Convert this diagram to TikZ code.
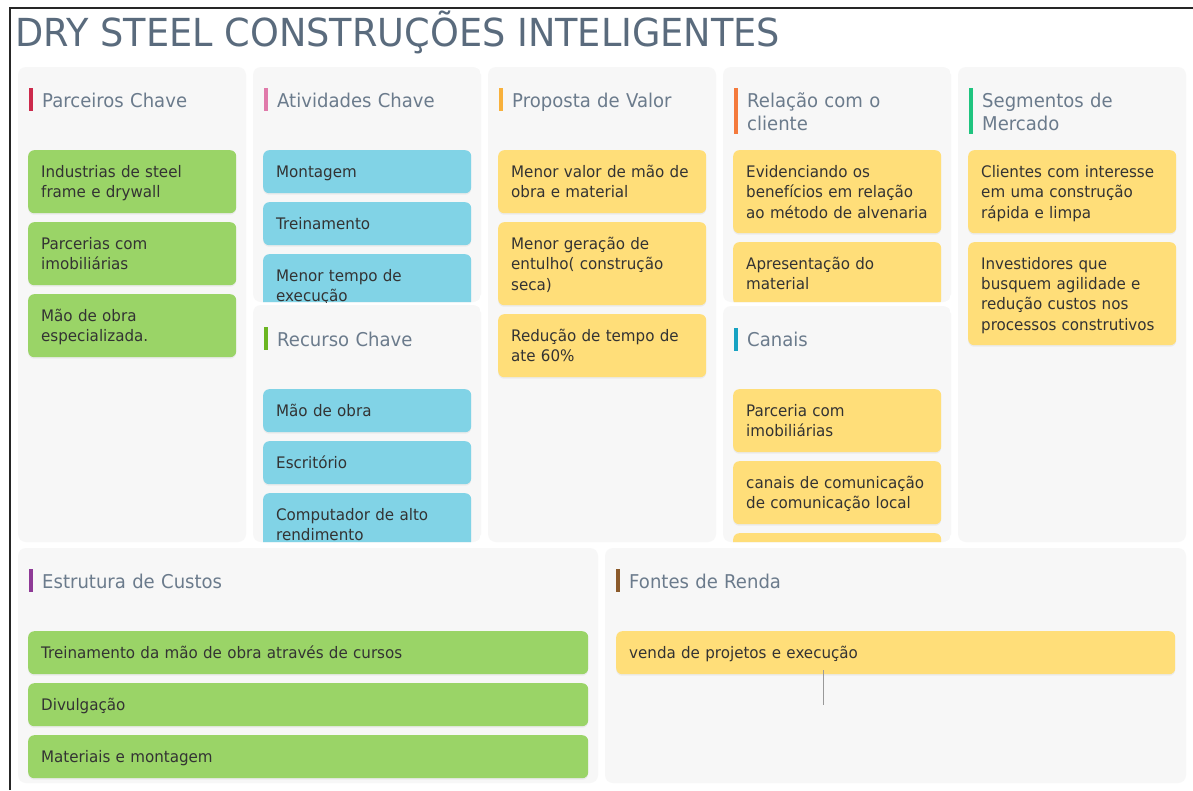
\documentclass[tikz,border=0pt]{standalone}
\usepackage{fontspec}
\setmainfont{DejaVu Sans}[FakeStretch=0.95]
\usetikzlibrary{shadows}
\definecolor{panelbg}{HTML}{F7F7F7}
\definecolor{titlegray}{HTML}{6B7B8C}
\definecolor{maingray}{HTML}{5A6B7D}
\definecolor{cardtext}{HTML}{333333}
\definecolor{cgreen}{HTML}{9AD467}
\definecolor{cblue}{HTML}{81D3E6}
\definecolor{cyellow}{HTML}{FFDE79}
\definecolor{barA}{HTML}{CC2A4C}
\definecolor{barB}{HTML}{E07AAA}
\definecolor{barC}{HTML}{F8B13C}
\definecolor{barD}{HTML}{F47A3C}
\definecolor{barE}{HTML}{1FC47F}
\definecolor{barF}{HTML}{6BB521}
\definecolor{barG}{HTML}{17A2C2}
\definecolor{barH}{HTML}{8E3A96}
\definecolor{barI}{HTML}{8B5A2B}
\newcommand\cardfnt{\fontsize{15.9}{20.4}\selectfont}
\newcommand\titlefnt{\fontsize{19}{23}\selectfont}
\newcommand\mainfnt{\fontsize{38.6}{44}\selectfont}
\tikzset{
  panel/.style={fill=panelbg, rounded corners=8pt, draw=none},
  card/.style={rounded corners=6pt, anchor=north west, align=left,
    inner xsep=13pt, inner ysep=0pt, font=\cardfnt, text=cardtext,
    minimum width=208pt, text width=182pt,
    execute at begin node={\rule{0pt}{18.3pt}},
    drop shadow={opacity=0.10, shadow xshift=0pt, shadow yshift=-1.5pt}},
  widecard/.style={card, minimum width=560pt, text width=534pt},
  h1/.style={minimum height=43pt},
  h2/.style={minimum height=63pt},
  h3/.style={minimum height=83pt},
  h4/.style={minimum height=103pt},
  ptitle/.style={anchor=base west, inner sep=0pt, align=left, text width=200pt,
    font=\titlefnt, text=titlegray},
  tbar/.style={line width=3.6pt},
}
\begin{document}
\begin{tikzpicture}[x=1pt,y=-1pt]
\useasboundingbox (0,0) rectangle (1193,790);
\fill[white] (0,0) rectangle (1193,790);
\draw[line width=1.6pt, black!85] (10,790) -- (10,8) -- (1193,8);
\node[anchor=base west, inner sep=0pt, font=\mainfnt, text=maingray] (maintitle) at (15,46) {DRY STEEL CONSTRUÇÕES INTELIGENTES};

% Parceiros Chave
\fill[panel] (18,67) rectangle (246,542);
\draw[tbar, barA] (31,88) -- (31,111);
\node[ptitle] (t1) at (42,107) {Parceiros Chave};
\node[card, h2, fill=cgreen] (a1) at (28,150) {\strut Industrias de steel\\frame e drywall\strut};
\node[card, h2, fill=cgreen] (a2) at (28,222) {\strut Parcerias com\\imobiliárias\strut};
\node[card, h2, fill=cgreen] (a3) at (28,294) {\strut Mão de obra\\especializada.\strut};

% Atividades Chave
\begin{scope}
\clip[rounded corners=8pt] (253,67) rectangle (481,302);
\fill[panel] (253,67) rectangle (481,302);
\draw[tbar, barB] (266,88) -- (266,111);
\node[ptitle] (t2) at (277,107) {Atividades Chave};
\node[card, h1, fill=cblue] (b1) at (263,150) {\strut Montagem\strut};
\node[card, h1, fill=cblue] (b2) at (263,202) {\strut Treinamento\strut};
\node[card, h2, fill=cblue] (b3) at (263,254) {\strut Menor tempo de\\execução\strut};
\end{scope}

% Recurso Chave
\begin{scope}
\clip[rounded corners=8pt] (253,305) rectangle (481,542);
\fill[panel] (253,305) rectangle (481,542);
\draw[tbar, barF] (266,327) -- (266,350);
\node[ptitle] (t3) at (277,346) {Recurso Chave};
\node[card, h1, fill=cblue] (c1) at (263,389) {\strut Mão de obra\strut};
\node[card, h1, fill=cblue] (c2) at (263,441) {\strut Escritório\strut};
\node[card, h2, fill=cblue] (c3) at (263,493) {\strut Computador de alto\\rendimento\strut};
\end{scope}

% Proposta de Valor
\fill[panel] (488,67) rectangle (716,542);
\draw[tbar, barC] (501,88) -- (501,111);
\node[ptitle] (t4) at (512,107) {Proposta de Valor};
\node[card, h2, fill=cyellow] (d1) at (498,150) {\strut Menor valor de mão de\\obra e material\strut};
\node[card, h3, fill=cyellow] (d2) at (498,222) {\strut Menor geração de\\entulho( construção\\seca)\strut};
\node[card, h2, fill=cyellow] (d3) at (498,314) {\strut Redução de tempo de\\ate 60\%\strut};

% Relação com o cliente
\begin{scope}
\clip[rounded corners=8pt] (723,67) rectangle (951,302);
\fill[panel] (723,67) rectangle (951,302);
\draw[tbar, barD] (736,88) -- (736,134);
\node[ptitle] (t5) at (747,107) {Relação com o\\cliente};
\node[card, h3, fill=cyellow] (e1) at (733,150) {\strut Evidenciando os\\benefícios em relação\\ao método de alvenaria\strut};
\node[card, h2, fill=cyellow] (e2) at (733,242) {\strut Apresentação do\\material\strut};
\end{scope}

% Canais
\begin{scope}
\clip[rounded corners=8pt] (723,306) rectangle (951,542);
\fill[panel] (723,306) rectangle (951,542);
\draw[tbar, barG] (736,328) -- (736,351);
\node[ptitle] (t6) at (747,346) {Canais};
\node[card, h2, fill=cyellow] (f1) at (733,389) {\strut Parceria com\\imobiliárias\strut};
\node[card, h2, fill=cyellow] (f2) at (733,461) {\strut canais de comunicação\\de comunicação local\strut};
\node[card, h2, fill=cyellow] (f3) at (733,533) {};
\end{scope}

% Segmentos de Mercado
\fill[panel] (958,67) rectangle (1186,542);
\draw[tbar, barE] (971,88) -- (971,134);
\node[ptitle] (t7) at (982,107) {Segmentos de\\Mercado};
\node[card, h3, fill=cyellow] (g1) at (968,150) {\strut Clientes com interesse\\em uma construção\\rápida e limpa\strut};
\node[card, h4, fill=cyellow] (g2) at (968,242) {\strut Investidores que\\busquem agilidade e\\redução custos nos\\processos construtivos\strut};

% Estrutura de Custos
\fill[panel] (18,548) rectangle (598,783);
\draw[tbar, barH] (31,569) -- (31,592);
\node[ptitle] (t8) at (42,588) {Estrutura de Custos};
\node[widecard, h1, fill=cgreen] (h1n) at (28,631) {\strut Treinamento da mão de obra através de cursos\strut};
\node[widecard, h1, fill=cgreen] (h2n) at (28,683) {\strut Divulgação\strut};
\node[widecard, h1, fill=cgreen] (h3n) at (28,735) {\strut Materiais e montagem\strut};

% Fontes de Renda
\fill[panel] (605,548) rectangle (1186,783);
\draw[tbar, barI] (618,569) -- (618,592);
\node[ptitle] (t9) at (629,588) {Fontes de Renda};
\node[widecard, h1, fill=cyellow, minimum width=559pt, text width=533pt] (i1) at (616,631) {\strut venda de projetos e execução\strut};
\coordinate (cur1) at (823,670);
\coordinate (cur2) at (823,705);
\draw[gray!80, line width=0.8pt] (cur1) -- (cur2);
\end{tikzpicture}
\end{document}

Work to be completed:
Copy the material above exactly and drop the pictures.

Response to the exercise:
Convert this diagram to TikZ code.
\documentclass[tikz,border=0pt]{standalone}
\usepackage{fontspec}
\setmainfont{DejaVu Sans}[FakeStretch=0.95]
\usetikzlibrary{shadows}
\definecolor{panelbg}{HTML}{F7F7F7}
\definecolor{titlegray}{HTML}{6B7B8C}
\definecolor{maingray}{HTML}{5A6B7D}
\definecolor{cardtext}{HTML}{333333}
\definecolor{cgreen}{HTML}{9AD467}
\definecolor{cblue}{HTML}{81D3E6}
\definecolor{cyellow}{HTML}{FFDE79}
\definecolor{barA}{HTML}{CC2A4C}
\definecolor{barB}{HTML}{E07AAA}
\definecolor{barC}{HTML}{F8B13C}
\definecolor{barD}{HTML}{F47A3C}
\definecolor{barE}{HTML}{1FC47F}
\definecolor{barF}{HTML}{6BB521}
\definecolor{barG}{HTML}{17A2C2}
\definecolor{barH}{HTML}{8E3A96}
\definecolor{barI}{HTML}{8B5A2B}
\newcommand\cardfnt{\fontsize{15.9}{20.4}\selectfont}
\newcommand\titlefnt{\fontsize{19}{23}\selectfont}
\newcommand\mainfnt{\fontsize{38.6}{44}\selectfont}
\tikzset{
  panel/.style={fill=panelbg, rounded corners=8pt, draw=none},
  card/.style={rounded corners=6pt, anchor=north west, align=left,
    inner xsep=13pt, inner ysep=0pt, font=\cardfnt, text=cardtext,
    minimum width=208pt, text width=182pt,
    execute at begin node={\rule{0pt}{18.3pt}},
    drop shadow={opacity=0.10, shadow xshift=0pt, shadow yshift=-1.5pt}},
  widecard/.style={card, minimum width=560pt, text width=534pt},
  h1/.style={minimum height=43pt},
  h2/.style={minimum height=63pt},
  h3/.style={minimum height=83pt},
  h4/.style={minimum height=103pt},
  ptitle/.style={anchor=base west, inner sep=0pt, align=left, text width=200pt,
    font=\titlefnt, text=titlegray},
  tbar/.style={line width=3.6pt},
}
\begin{document}
\begin{tikzpicture}[x=1pt,y=-1pt]
\useasboundingbox (0,0) rectangle (1193,790);
\fill[white] (0,0) rectangle (1193,790);
\draw[line width=1.6pt, black!85] (10,790) -- (10,8) -- (1193,8);
\node[anchor=base west, inner sep=0pt, font=\mainfnt, text=maingray] (maintitle) at (15,46) {DRY STEEL CONSTRUÇÕES INTELIGENTES};

% Parceiros Chave
\fill[panel] (18,67) rectangle (246,542);
\draw[tbar, barA] (31,88) -- (31,111);
\node[ptitle] (t1) at (42,107) {Parceiros Chave};
\node[card, h2, fill=cgreen] (a1) at (28,150) {\strut Industrias de steel\\frame e drywall\strut};
\node[card, h2, fill=cgreen] (a2) at (28,222) {\strut Parcerias com\\imobiliárias\strut};
\node[card, h2, fill=cgreen] (a3) at (28,294) {\strut Mão de obra\\especializada.\strut};

% Atividades Chave
\begin{scope}
\clip[rounded corners=8pt] (253,67) rectangle (481,302);
\fill[panel] (253,67) rectangle (481,302);
\draw[tbar, barB] (266,88) -- (266,111);
\node[ptitle] (t2) at (277,107) {Atividades Chave};
\node[card, h1, fill=cblue] (b1) at (263,150) {\strut Montagem\strut};
\node[card, h1, fill=cblue] (b2) at (263,202) {\strut Treinamento\strut};
\node[card, h2, fill=cblue] (b3) at (263,254) {\strut Menor tempo de\\execução\strut};
\end{scope}

% Recurso Chave
\begin{scope}
\clip[rounded corners=8pt] (253,305) rectangle (481,542);
\fill[panel] (253,305) rectangle (481,542);
\draw[tbar, barF] (266,327) -- (266,350);
\node[ptitle] (t3) at (277,346) {Recurso Chave};
\node[card, h1, fill=cblue] (c1) at (263,389) {\strut Mão de obra\strut};
\node[card, h1, fill=cblue] (c2) at (263,441) {\strut Escritório\strut};
\node[card, h2, fill=cblue] (c3) at (263,493) {\strut Computador de alto\\rendimento\strut};
\end{scope}

% Proposta de Valor
\fill[panel] (488,67) rectangle (716,542);
\draw[tbar, barC] (501,88) -- (501,111);
\node[ptitle] (t4) at (512,107) {Proposta de Valor};
\node[card, h2, fill=cyellow] (d1) at (498,150) {\strut Menor valor de mão de\\obra e material\strut};
\node[card, h3, fill=cyellow] (d2) at (498,222) {\strut Menor geração de\\entulho( construção\\seca)\strut};
\node[card, h2, fill=cyellow] (d3) at (498,314) {\strut Redução de tempo de\\ate 60\%\strut};

% Relação com o cliente
\begin{scope}
\clip[rounded corners=8pt] (723,67) rectangle (951,302);
\fill[panel] (723,67) rectangle (951,302);
\draw[tbar, barD] (736,88) -- (736,134);
\node[ptitle] (t5) at (747,107) {Relação com o\\cliente};
\node[card, h3, fill=cyellow] (e1) at (733,150) {\strut Evidenciando os\\benefícios em relação\\ao método de alvenaria\strut};
\node[card, h2, fill=cyellow] (e2) at (733,242) {\strut Apresentação do\\material\strut};
\end{scope}

% Canais
\begin{scope}
\clip[rounded corners=8pt] (723,306) rectangle (951,542);
\fill[panel] (723,306) rectangle (951,542);
\draw[tbar, barG] (736,328) -- (736,351);
\node[ptitle] (t6) at (747,346) {Canais};
\node[card, h2, fill=cyellow] (f1) at (733,389) {\strut Parceria com\\imobiliárias\strut};
\node[card, h2, fill=cyellow] (f2) at (733,461) {\strut canais de comunicação\\de comunicação local\strut};
\node[card, h2, fill=cyellow] (f3) at (733,533) {};
\end{scope}

% Segmentos de Mercado
\fill[panel] (958,67) rectangle (1186,542);
\draw[tbar, barE] (971,88) -- (971,134);
\node[ptitle] (t7) at (982,107) {Segmentos de\\Mercado};
\node[card, h3, fill=cyellow] (g1) at (968,150) {\strut Clientes com interesse\\em uma construção\\rápida e limpa\strut};
\node[card, h4, fill=cyellow] (g2) at (968,242) {\strut Investidores que\\busquem agilidade e\\redução custos nos\\processos construtivos\strut};

% Estrutura de Custos
\fill[panel] (18,548) rectangle (598,783);
\draw[tbar, barH] (31,569) -- (31,592);
\node[ptitle] (t8) at (42,588) {Estrutura de Custos};
\node[widecard, h1, fill=cgreen] (h1n) at (28,631) {\strut Treinamento da mão de obra através de cursos\strut};
\node[widecard, h1, fill=cgreen] (h2n) at (28,683) {\strut Divulgação\strut};
\node[widecard, h1, fill=cgreen] (h3n) at (28,735) {\strut Materiais e montagem\strut};

% Fontes de Renda
\fill[panel] (605,548) rectangle (1186,783);
\draw[tbar, barI] (618,569) -- (618,592);
\node[ptitle] (t9) at (629,588) {Fontes de Renda};
\node[widecard, h1, fill=cyellow, minimum width=559pt, text width=533pt] (i1) at (616,631) {\strut venda de projetos e execução\strut};
\coordinate (cur1) at (823,670);
\coordinate (cur2) at (823,705);
\draw[gray!80, line width=0.8pt] (cur1) -- (cur2);
\end{tikzpicture}
\end{document}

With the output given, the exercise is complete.